Example weighted score
score =
0.30 * teacher_preference_match
+ 0.20 * human_win_rate
- 0.20 * hallucination_rate
- 0.10 * fallback_rate
+ 0.10 * rare_class_recall
+ 0.10 * cost_reduction
Example epoch table
| Epoch | Train loss | Eval loss | Teacher match | Hallucination | Fallback | Decision |
|---|---|---|---|---|---|---|
| 1 | 1.82 | 1.64 | 78.2% | 5.2% | 11.0% | too weak |
| 2 | 1.41 | 1.29 | 83.6% | 4.3% | 8.8% | close |
| 3 | 1.18 | 1.14 | 86.4% | 3.6% | 6.7% | passes |
| 4 | 1.05 | 1.12 | 86.7% | 3.5% | 6.5% | passes |
| 5 | 0.94 | 1.19 | 86.1% | 3.9% | 7.0% | regressing |
Final choice
Epoch 4 was selected, not epoch 5. Even though train loss improved at epoch 5, deployment metrics got worse.
Other solutions explored
- early stop on eval loss only
- stop on teacher-match only
- fixed number of epochs every run
- human review only after final epoch
Why the final decision won
The multi-signal checkpoint rule matched production reality best.

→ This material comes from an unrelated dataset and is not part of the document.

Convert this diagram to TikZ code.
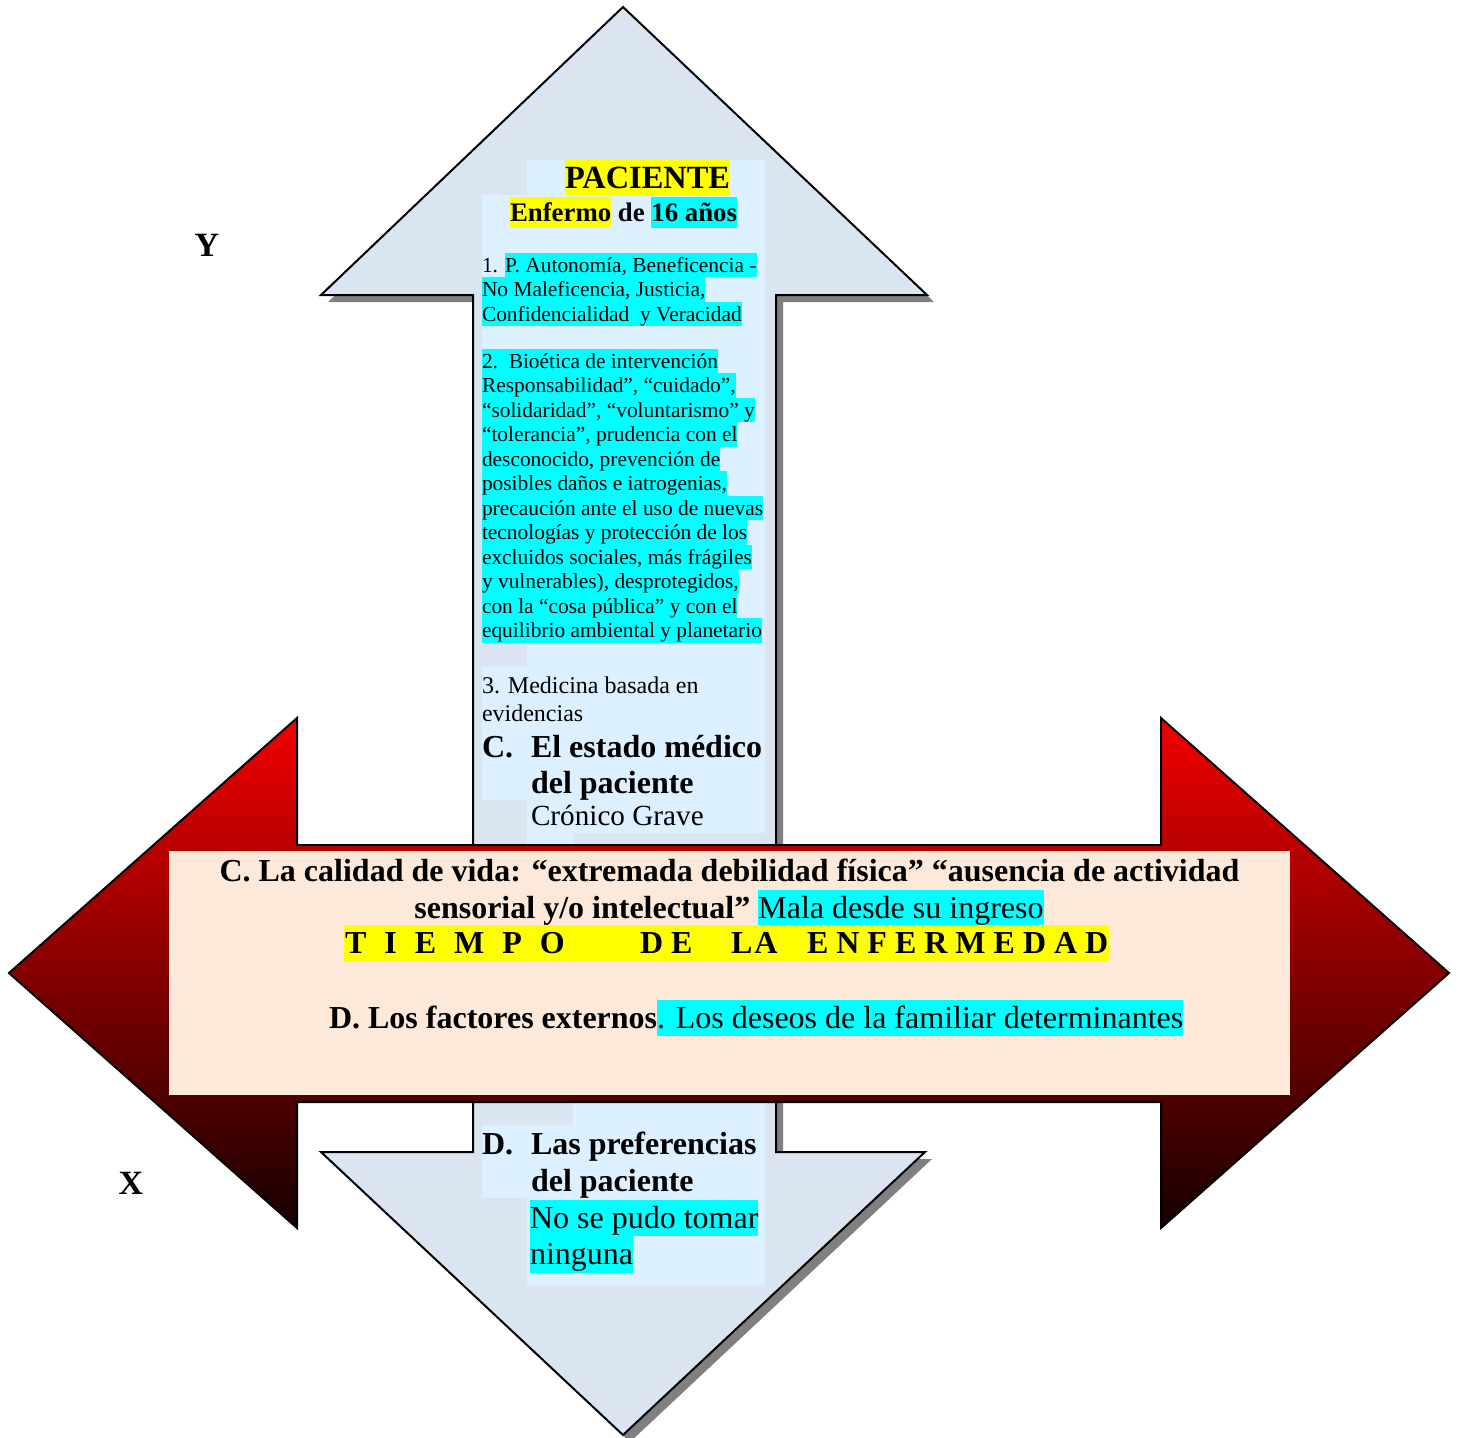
\documentclass[tikz,border=0pt]{standalone}
\usepackage{fontspec}
\setmainfont{Liberation Serif}
\definecolor{arrowfill}{RGB}{219,229,241}
\definecolor{panel}{RGB}{221,240,255}
\definecolor{peach}{RGB}{253,233,217}
\definecolor{shadowgray}{RGB}{128,128,128}
\definecolor{hlcyan}{RGB}{0,255,255}
\definecolor{hlyellow}{RGB}{255,255,0}
\definecolor{redtop}{RGB}{242,0,0}
\definecolor{redbottom}{RGB}{22,0,0}
% highlighted run of text, box as tall as one text line
\newcommand\hstrut{\vrule height .89em depth .25em width 0pt}
\newcommand\hl[2]{{\setlength{\fboxsep}{0pt}\colorbox{#1}{\hstrut#2}}}
\begin{document}
\begin{tikzpicture}[x=0.5pt,y=-0.5pt,
  txt/.style={inner sep=0pt, outer sep=0pt, anchor=base west},
  small/.style={txt, font=\fontsize{10.7}{12.25}\selectfont},
  medium/.style={txt, font=\fontsize{12}{13.5}\selectfont},
  head/.style={txt, font=\fontsize{16}{18}\selectfont\bfseries},
  plain/.style={txt, font=\fontsize{16}{18}\selectfont},
  axislabel/.style={inner sep=0pt, font=\fontsize{17}{19}\selectfont\bfseries},
  border/.style={draw=black, line width=1pt, line join=miter}]
\useasboundingbox (0,0) rectangle (1458,1437);

% vertical double arrow with its drop shadow
\begin{scope}[shift={(7,7)}]
\fill[shadowgray] (623,7) -- (927,295) -- (776,295) -- (776,1152) -- (925,1152)
  -- (623,1435) -- (321,1152) -- (473,1152) -- (473,295) -- (321,295) -- cycle;
\end{scope}
\filldraw[border, fill=arrowfill] (623,7) -- (927,295) -- (776,295) -- (776,1152) -- (925,1152)
  -- (623,1435) -- (321,1152) -- (473,1152) -- (473,295) -- (321,295) -- cycle;

% text panel inside the upper shaft
\fill[panel] (527,160) rectangle (765,195);
\fill[panel] (482,195) rectangle (765,643);
\fill[panel] (527,643) rectangle (765,667);
\fill[panel] (482,667) rectangle (765,800);
\fill[panel] (527,800) rectangle (765,833);
\fill[panel] (527,833) rectangle (573,846);
% text panel inside the lower shaft
\fill[panel] (573,1102) rectangle (765,1125);
\fill[panel] (482,1125) rectangle (765,1198);
\fill[panel] (527,1198) rectangle (765,1285);

% header
\node[txt, font=\fontsize{16.2}{18}\selectfont\bfseries] (pac) at (565,188) {\hl{hlyellow}{PACIENTE}};
\node[txt, font=\fontsize{13.4}{15.4}\selectfont\bfseries] (enf) at (510,221)
  {\hl{hlyellow}{Enfermo} de \hl{hlcyan}{16 años}};

% principles
\node[small] (p1a) at (482,272) {1. \hl{hlcyan}{P. Autonomía, Beneficencia -}};
\node[small] (p1b) at (482,296.5) {\hl{hlcyan}{No Maleficencia, Justicia,}};
\node[small] (p1c) at (482,321) {\hl{hlcyan}{Confidencialidad\ \ y Veracidad}};

\node[small] (b01) at (482,368) {\hl{hlcyan}{2.\ \ Bioética de intervención}};
\node[small] (b02) at (482,392.5) {\hl{hlcyan}{Responsabilidad”, “cuidado”,}};
\node[small] (b03) at (482,417) {\hl{hlcyan}{“solidaridad”, “voluntarismo” y}};
\node[small] (b04) at (482,441.5) {\hl{hlcyan}{“tolerancia”, prudencia con el}};
\node[small] (b05) at (482,466) {\hl{hlcyan}{desconocido, prevención de}};
\node[small] (b06) at (482,490.5) {\hl{hlcyan}{posibles daños e iatrogenias,}};
\node[small] (b07) at (482,515) {\hl{hlcyan}{precaución ante el uso de nuevas}};
\node[small] (b08) at (482,539.5) {\hl{hlcyan}{tecnologías y protección de los}};
\node[small] (b09) at (482,564) {\hl{hlcyan}{excluidos sociales, más frágiles}};
\node[small] (b10) at (482,588.5) {\hl{hlcyan}{y vulnerables), desprotegidos,}};
\node[small] (b11) at (482,613) {\hl{hlcyan}{con la “cosa pública” y con el}};
\node[small] (b12) at (482,637.5) {\hl{hlcyan}{equilibrio ambiental y planetario}};

\node[medium] (m1) at (482,693) {3. Medicina basada en};
\node[medium] (m2) at (482,721) {evidencias};

\node[head] (cl) at (482,757) {C.};
\node[head] (c1) at (531,757) {El estado médico};
\node[head] (c2) at (531,793) {del paciente};
\node[txt, font=\fontsize{14.6}{16.8}\selectfont] (c3) at (531,825) {Crónico Grave};

% lower shaft text
\node[head] (dl) at (482,1154) {D.};
\node[head] (d1) at (531,1154) {Las preferencias};
\node[head] (d2) at (531,1191) {del paciente};
\node[plain] (d3) at (530,1228) {\hl{hlcyan}{No se pudo tomar}};
\node[plain] (d4) at (530,1264.5) {\hl{hlcyan}{ninguna}};

% horizontal double arrow, red to black
\shadedraw[border, top color=redtop, bottom color=redbottom]
  (9,973) -- (297,718) -- (297,845) -- (1161,845) -- (1161,718) -- (1449,973)
  -- (1161,1228) -- (1161,1102) -- (297,1102) -- (297,1228) -- cycle;
\fill[peach] (169,851) rectangle (1290,1095);

% quality of life and external factors
\node[head, anchor=base] (q1) at (729.5,881)
  {C. La calidad de vida: “extremada debilidad física” “ausencia de actividad};
\node[head, anchor=base] (q2) at (729,918)
  {sensorial y/o intelectual” \hl{hlcyan}{\mdseries Mala desde su ingreso}};

\fill[hlyellow] (344,925) rectangle (1109,962);
\node[head] (t1) at (345,953)
  {T\hspace{9pt}I\hspace{9pt}E\hspace{9pt}M\hspace{9pt}P\hspace{9pt}O};
\node[head] (t2) at (640,953) {D\hspace{4pt}E};
\node[head] (t3) at (731,953) {L\hspace{1pt}A};
\node[head] (t4) at (807,953)
  {E\hspace{4pt}N\hspace{4pt}F\hspace{4pt}E\hspace{4pt}R\hspace{4pt}M\hspace{4pt}E\hspace{4pt}D\hspace{4pt}A\hspace{4pt}D};

\node[head] (ext) at (329,1028)
  {D. Los factores externos\hl{hlcyan}{\mdseries. Los deseos de la familiar determinantes}};

% axis letters
\node[axislabel] (ylab) at (207,245) {Y};
\node[axislabel] (xlab) at (131,1183) {X};
\end{tikzpicture}
\end{document}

The model is serving a business workflow, not winning a training-loss contest.
5. Cross-Cutting Solution Patterns That Repeatedly Won
5.1 Keep the teacher strong, but never trust it blindly
Final pattern:
- use teacher for breadth,
- use retrieval and verifier layers for truth control,
- use humans on policy and high-risk slices.
5.2 Protect slices, not just global averages
Global improvement can hide dangerous regional regressions. Final pattern:
- slice dashboards,
- promotion gates per slice,
- protected high-risk datasets.
5.3 Separate training quality from serving quality
A model can train well and serve badly. Final pattern:
- calibration stage,
- shadow traffic,
- canary routing evaluation,
- fallback cost monitoring.
5.4 Prefer scalable moderate-complexity fixes over perfect but fragile ones
At Amazon-scale, the best solution is often not the mathematically purest one. It is the one that:
- can run every week,
- is debuggable,
- fits budget,
- does not require heroics.
6. Final Tradeoff Framework Used Before Production Decision
6.1 Candidate solution scorecard
flowchart LR
A[Candidate fix] --> B[Safety score]
A --> C[Quality score]
A --> D[Latency score]
A --> E[Cost score]
A --> F[Operational simplicity]
B --> G[Decision]
C --> G
D --> G
E --> G
F --> G
Example weighted decision table
| Candidate | Safety | Quality | Latency | Cost | Operability | Weighted outcome |
|---|---|---|---|---|---|---|
| full human review | 10 | 10 | 9 | 2 | 3 | 7.2 |
| raw teacher labels | 3 | 6 | 10 | 10 | 9 | 6.5 |
| retrieval-grounded gating | 9 | 8 | 8 | 8 | 7 | 8.2 |
| post-hoc verifier only | 7 | 6 | 7 | 8 | 8 | 7.0 |
Important intuition
The winning solution is often the one with the best balanced score, not the best single-metric score.
6.2 Absolute-impact decision check
Before final rollout, ask:
- What does this percentage change mean in bad outcomes/day?
- What does this fallback rate mean in extra dollars/month?
- What does this recall drop mean in missed escalations/day?
- What does this log volume mean in storage and incident response time?
That is the difference between a good experiment and a good production decision.
7. What the Final Architecture Looked Like
flowchart TD
A[Recent production prompts] --> B[Privacy and dedupe filter]
B --> C[Teacher labeling with retrieval]
C --> D[Evidence / contradiction gate]
D --> E[Human review for high-risk slices]
E --> F[Balanced dataset builder]
F --> G[Student training]
G --> H[Calibration stage]
H --> I[Offline slice eval]
I --> J[Shadow traffic]
J --> K[Canary rollout]
K --> L[Risk-aware fallback in production]
L --> M[Tiered logging and drift monitors]
This architecture was chosen not because it is the fanciest design. It was chosen because each layer solved a failure that mattered in production.
8. Final Takeaways
8.1 The biggest lesson
The hardest part of distillation at scale is usually not the loss function. It is the quality of the teacher labels, slice protection, calibration, fallback economics, and operational visibility.
8.2 The final decision pattern
For MangaAssist in an Amazon-scale style environment, the winning pattern was:
- cleaner teacher labels over bigger dirty datasets,
- slice-safe metrics over global average wins,
- risk-aware fallback over naive confidence routing,
- weekly rolling refresh over static training snapshots,
- multi-signal checkpoint selection over loss-only stopping,
- tiered observability over log-everything debugging.
8.3 What this means for a lead engineer
A lead engineer should be able to explain for every fix:
- what failed,
- why the first obvious fix was not enough,
- what alternatives were explored,
- what tradeoff decided the winner,
- and how the same choice changes when traffic scales by 1000×.
That is the real production intuition behind knowledge distillation systems.